Something was made at the trial of the fact that a dealer in out-of-state cars is put to considerable disadvantage if he must wait before completing a purchase until the department has finished its investigation, which, as in the present case, may be several weeks later. But the terms *864of the statute, as we read them, do not permit us to deduce that the Legislature was concerned about facilitating transfer, whether for the benefit of dealers or of sellers of vehicles who find themselves in need of ready cash, rather than about the protection of buyers from the consequences of sales which prove to be illegitimate however innocent the dealer may be.3

Respondent argues that actually it was a subsequent purchaser, in any event, by reason of its later transaction in recovering the vehicle from Asahi. This transaction seems not to have been a purchase because title was gained by Auto Procurement by the judgment in the conversion action; it was a settlement with Asahi.
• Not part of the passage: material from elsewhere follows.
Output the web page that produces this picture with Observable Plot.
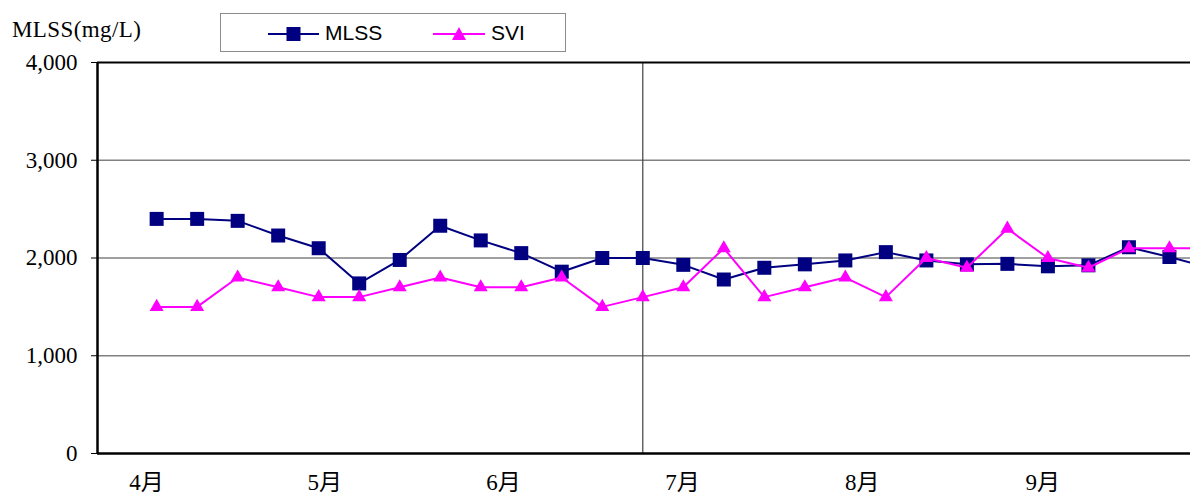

Anyway, it was not the kind of transaction which the statute is designed to protect because the “purchaser” was fully cognizant of the original defect in its title and that of Asahi.

The judgment is reversed.

Draper, P. J., and Scott, J., concurred.

Retired Presiding Justice of the Court of Appeal sitting under assignment by the Chairman of the Judicial Council.

Although there was not a specific finding, the trial court regarded the transaction at the broker’s office as creating a “binder," and considered January 26. 1973, as the effective date of the bond.

Actually the bond was not returned but this was because the department had no means of finding the principal, Mrs. Neptune.

This was the first instance of claim against a bond arising from Auto Procurement’s 17 years of experience with foreign vehicle bonds.